This research studies the endogenous choice of simultaneous (Cournot) or sequential (Stackelberg) moves in a quantity-setting duopoly in which firms have social concerns and convex technologies. A parsimonious non-cooperative endogenous timing game (ETG) is developed to determine the sub-game perfect Nash equilibrium (SPNE). The article shows that the market structure strictly depends on the (endogenous) adoption of the available technology. In detail, when costs are convex, the sequential move equilibrium can emerge as the SPNE of the ETG. Results contrast the SPNE emerging in a duopoly – with or without CSR – in which firms produce with constant returns to scale technologies (linear costs), where only simultaneous competition occurs. The article also discusses the welfare outcomes corresponding to the SPNE. The main findings also offer empirical and policy implications.
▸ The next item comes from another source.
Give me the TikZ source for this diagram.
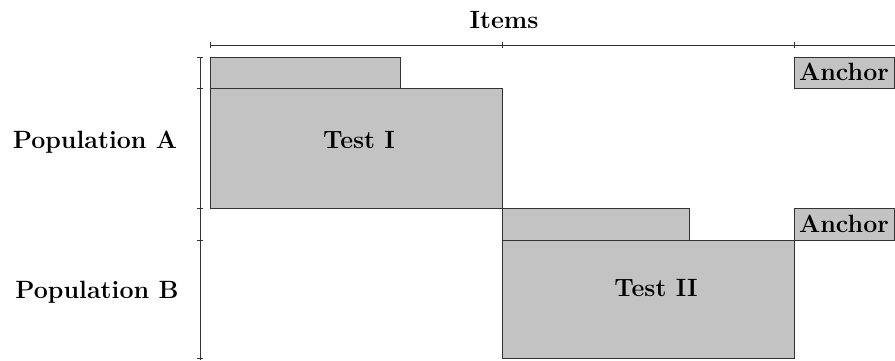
\documentclass[tikz,border=0pt]{standalone}
\usepackage{fontspec}
\usepackage{xcolor}
\definecolor{boxgray}{HTML}{C3C3C3}
\definecolor{edgegray}{HTML}{333333}
\begin{document}
\begin{tikzpicture}[x=1pt,y=-1pt,
  blk/.style={draw=edgegray,fill=boxgray,line width=0.8pt},
  lbl/.style={font=\fontsize{25}{28}\selectfont\bfseries,inner sep=0pt},
  axis/.style={draw=black!80,line width=0.8pt},
  tick/.style={draw=black!80,line width=0.8pt}]
\useasboundingbox (0,0) rectangle (895,360);
% boxes
\draw[blk] (210,57) rectangle (400,88);
\draw[blk] (210,88) rectangle (502,208);
\draw[blk] (502,208) rectangle (689,240);
\draw[blk] (502,240) rectangle (794,358);
\draw[blk] (794,57) rectangle (894,88);
\draw[blk] (794,208) rectangle (894,240);
% labels
\node[lbl] (items) at (504,20) {Items};
\node[lbl] (popA) at (95,142) {Population A};
\node[lbl] (popB) at (97,292) {Population B};
\node[lbl] (t1) at (359,140) {Test I};
\node[lbl] (t2) at (656,288) {Test II};
\node[lbl] (anA) at (844,72) {Anchor};
\node[lbl] (anB) at (844,224) {Anchor};
% axes
\coordinate (hx0) at (210,45);
\coordinate (hx1) at (895,45);
\draw[axis] (hx0) -- (hx1);
\foreach \x in {210,502,794} \draw[tick] (\x,42) -- (\x,48);
\coordinate (vy0) at (200,57);
\coordinate (vy1) at (200,360);
\draw[axis] (vy0) -- (vy1);
\foreach \y in {57,88,208,240,358} \draw[tick] (197,\y) -- (203,\y);
\end{tikzpicture}
\end{document}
The paper finally considers a mixed duopoly and shows that the results of Amir and De Feo (2014. “Endogenous Timing in a Mixed Duopoly.” International Journal of Game Theory 43: 629–58) – sequential move equilibrium – are confirmed. Still, it pinpoints new results about the private firm’s degree of social concern in determining the market leadership when goods are strategic substitutes.

Suggested Citation

  • Buccella Domenico & Fanti Luciano & Gori Luca, 2025. "The Role of Technology in an Endogenous Timing Game with Corporate Social Responsibility," The B.E. Journal of Theoretical Economics, De Gruyter, vol. 25(1), pages 165-212.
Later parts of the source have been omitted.